## Problem requirements
Copy from the first line below down to and including the line with "-4.8, -2.4, -0.8, -0.17, -3.2, -4.8, 3.2, 0, -2.4]". Skip the pictures.
══ Available data ══
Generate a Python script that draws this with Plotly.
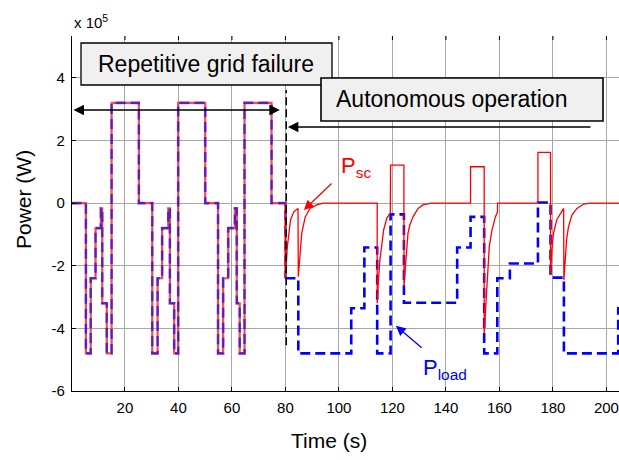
import plotly.graph_objects as go

# ---- data (power in units of 1e5 W, time in s) ----
# Repetitive grid failure: Psc follows Pload (step values, held until next time)
t_fail = [0, 5.4, 7.2, 9.0, 11.0, 11.5, 13.2, 15.0, 25.2,
          30.2, 32.2, 33.9, 36.2, 36.8, 38.4, 39.9, 50.0,
          54.8, 56.7, 58.6, 61.1, 61.8, 62.9, 64.7, 74.8, 80.0]
p_fail = [0, -4.8, -2.4, -0.8, -0.17, -3.2, -4.8, 3.2, 0,
          -4.8, -2.4, -0.8, -0.17, -3.2, -4.8, 3.2, 0,
          -4.8, -2.4, -0.8, -0.17, -3.2, -4.8, 3.2, 0, -2.4]

# Autonomous operation: load steps
t_load = [80.0, 84.8, 104.6, 109.5, 114.3, 119.3, 124.3, 144.2, 149.2,
          154.3, 159.2, 163.9, 174.4, 179.1, 184.1, 204.4, 205.0]
p_load = [-2.4, -4.8, -3.36, -1.42, -4.8, -0.36, -3.18, -1.42, -0.44,
          -4.8, -2.4, -1.93, 0.02, -2.38, -4.8, -3.36, -3.36]

# Autonomous operation: supercapacitor power
t_sc = [80.0, 80.0, 80.7, 81.9, 83.1, 84.7, 84.8, 85.5, 86.1, 87.4, 89.2, 91.7, 94.2,
        114.3, 114.3, 114.7, 115.3, 116.1, 116.7, 117.9, 119.2, 119.3, 124.3, 124.3,
        124.6, 125.2, 125.8, 126.5, 127.7, 129.6, 131.4, 134.6,
        149.2, 149.2, 154.3, 154.3, 154.7, 155.1, 155.6, 156.2, 157.2, 158.5, 159.3, 159.3,
        174.4, 174.4, 179.1, 179.1, 179.6, 180.2, 181.4, 182.7, 184.0, 184.1,
        184.5, 185.1, 185.8, 187.1, 189.0, 191.5, 194.0, 205.0]
p_sc = [0, -2.4, -1.4, -0.54, -0.28, -0.17, -2.35, -1.6, -0.96, -0.44, -0.17, -0.06, 0,
        0, -3.2, -2.56, -1.82, -1.28, -0.86, -0.48, -0.32, 1.21, 1.21, -2.67,
        -2.35, -1.5, -0.97, -0.7, -0.44, -0.17, -0.06, 0,
        0, 1.16, 1.16, -4.16, -3.5, -2.78, -2.03, -1.4, -0.86, -0.44, -0.28, 0,
        0, 1.62, 1.62, -2.3, -1.5, -0.97, -0.54, -0.33, -0.17, -2.46,
        -1.82, -1.18, -0.76, -0.38, -0.17, -0.03, 0, 0]

x_ticks = [20, 40, 60, 80, 100, 120, 140, 160, 180, 200]
y_ticks = [-6, -4, -2, 0, 2, 4]
y_ticktext = ["-6", "-4", "-2", "0", "2", "4"]

FONT = "Liberation Sans, Arial, sans-serif"
W, H = 619, 460
ML, MR, MT, MB = 72, 0, 36, 69
PW, PH = W - ML - MR, H - MT - MB


def px_x(px):
    return (px - ML) / PW


def px_y(py):
    return (H - MB - py) / PH


fig = go.Figure()
fig.add_trace(go.Scatter(x=t_fail, y=p_fail, mode="lines", line_shape="hv",
                         line=dict(color="rgba(255,40,40,0.85)", width=2.2),
                         showlegend=False, hoverinfo="skip"))
fig.add_trace(go.Scatter(x=t_fail, y=p_fail, mode="lines", line_shape="hv",
                         line=dict(color="#0000ff", width=2.6, dash="10px,5px"),
                         opacity=0.6, showlegend=False, hoverinfo="skip"))
fig.add_trace(go.Scatter(x=t_load, y=p_load, mode="lines", line_shape="hv",
                         line=dict(color="#0000ff", width=2.6, dash="10px,5px"),
                         showlegend=False, hoverinfo="skip"))
fig.add_trace(go.Scatter(x=t_sc, y=p_sc, mode="lines",
                         line=dict(color="#ff0000", width=1.3),
                         showlegend=False, hoverinfo="skip"))

# dashed vertical separation line
fig.add_shape(type="line", x0=80.3, x1=80.3, y0=-4.54, y1=3.61, xref="x", yref="y",
              line=dict(color="black", width=1.5, dash="8px,4px"))

# top-axis ticks
for xv in x_ticks:
    fig.add_shape(type="line", x0=xv, x1=xv, y0=1, y1=1 - 4 / PH, xref="x", yref="paper",
                  line=dict(color="black", width=1))

# text boxes
fig.add_shape(type="rect", xref="paper", yref="paper",
              x0=px_x(81), x1=px_x(332), y0=px_y(85), y1=px_y(43),
              fillcolor="#f0f0f0", line=dict(color="black", width=1.3), layer="above")
fig.add_shape(type="rect", xref="paper", yref="paper",
              x0=px_x(321), x1=px_x(603), y0=px_y(121), y1=px_y(78),
              fillcolor="#f0f0f0", line=dict(color="black", width=1.6), layer="above")

ann = []
ann.append(dict(text="Repetitive grid failure", xref="paper", yref="paper",
                x=px_x(96), y=px_y(64), xanchor="left", yanchor="middle",
                showarrow=False, font=dict(family=FONT, size=23, color="black")))
ann.append(dict(text="Autonomous operation", xref="paper", yref="paper",
                x=px_x(334), y=px_y(99), xanchor="left", yanchor="middle",
                showarrow=False, font=dict(family=FONT, size=23, color="black")))
# double arrow for grid failure period
ann.append(dict(text="", x=77.9, y=2.97, ax=0.2, ay=2.97, xref="x", yref="y",
                axref="x", ayref="y", showarrow=True, arrowhead=2, startarrowhead=2,
                arrowside="end+start", arrowsize=1.4, startarrowsize=1.4,
                arrowwidth=1.5, arrowcolor="black"))
# autonomous arrow
ann.append(dict(text="", x=80.9, y=2.43, ax=194.6, ay=2.43, xref="x", yref="y",
                axref="x", ayref="y", showarrow=True, arrowhead=2, arrowsize=1.4,
                arrowwidth=1.5, arrowcolor="black"))
# Psc label & arrow
ann.append(dict(text="P<sub>sc</sub>", x=106.5, y=1.15, xref="x", yref="y",
                showarrow=False, font=dict(family=FONT, size=22, color="#ff0000")))
ann.append(dict(text="", x=86.9, y=-0.22, ax=97.8, ay=0.67, xref="x", yref="y",
                axref="x", ayref="y", showarrow=True, arrowhead=2, arrowsize=1.5,
                arrowwidth=1.3, arrowcolor="#ff0000"))
# Pload label & arrow
ann.append(dict(text="P<sub>load</sub>", x=139.5, y=-5.3, xref="x", yref="y",
                showarrow=False, font=dict(family=FONT, size=22, color="#0000ff")))
ann.append(dict(text="", x=121.3, y=-3.92, ax=131.5, ay=-4.66, xref="x", yref="y",
                axref="x", ayref="y", showarrow=True, arrowhead=2, arrowsize=1.5,
                arrowwidth=1.3, arrowcolor="#0000ff"))
# axis titles and exponent
ann.append(dict(text="Power (W)", xref="paper", yref="paper", x=px_x(23), y=px_y(200),
                xanchor="center", yanchor="middle", textangle=-90, showarrow=False,
                font=dict(family=FONT, size=21, color="black")))
ann.append(dict(text="Time (s)", xref="paper", yref="paper", x=px_x(329), y=px_y(440),
                xanchor="center", yanchor="middle", showarrow=False,
                font=dict(family=FONT, size=21, color="black")))
ann.append(dict(text="x 10<sup>5</sup>", xref="paper", yref="paper", x=px_x(72), y=px_y(21),
                xanchor="left", yanchor="middle", showarrow=False,
                font=dict(family=FONT, size=15, color="black")))

fig.update_layout(
    width=W, height=H,
    margin=dict(l=ML, r=MR, t=MT, b=MB, pad=0),
    paper_bgcolor="white", plot_bgcolor="white",
    annotations=ann,
    font=dict(family=FONT, size=15, color="black"),
    xaxis=dict(range=[0.2, 204.7], tickvals=x_ticks, ticks="inside", ticklen=4,
               tickcolor="black", showline=True, linecolor="black", linewidth=1.2,
               showgrid=True, gridcolor="#a8a8a8", gridwidth=1, zeroline=False,
               tickfont=dict(family=FONT, size=15, color="black"), ticklabelstandoff=3),
    yaxis=dict(range=[-6, 5.335], tickvals=y_ticks, ticktext=y_ticktext, ticks="inside",
               ticklen=4, tickcolor="black", showline=True, linecolor="black",
               linewidth=1.2, showgrid=True, gridcolor="#a8a8a8", gridwidth=1,
               zeroline=False, tickfont=dict(family=FONT, size=15, color="black"),
               ticklabelstandoff=3),
)

fig.write_html("out.html")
═══
## Finished task
Generate a Python script that draws this with Plotly.
import plotly.graph_objects as go

# ---- data (power in units of 1e5 W, time in s) ----
# Repetitive grid failure: Psc follows Pload (step values, held until next time)
t_fail = [0, 5.4, 7.2, 9.0, 11.0, 11.5, 13.2, 15.0, 25.2,
          30.2, 32.2, 33.9, 36.2, 36.8, 38.4, 39.9, 50.0,
          54.8, 56.7, 58.6, 61.1, 61.8, 62.9, 64.7, 74.8, 80.0]
p_fail = [0, -4.8, -2.4, -0.8, -0.17, -3.2, -4.8, 3.2, 0,
          -4.8, -2.4, -0.8, -0.17, -3.2, -4.8, 3.2, 0,
          -4.8, -2.4, -0.8, -0.17, -3.2, -4.8, 3.2, 0, -2.4]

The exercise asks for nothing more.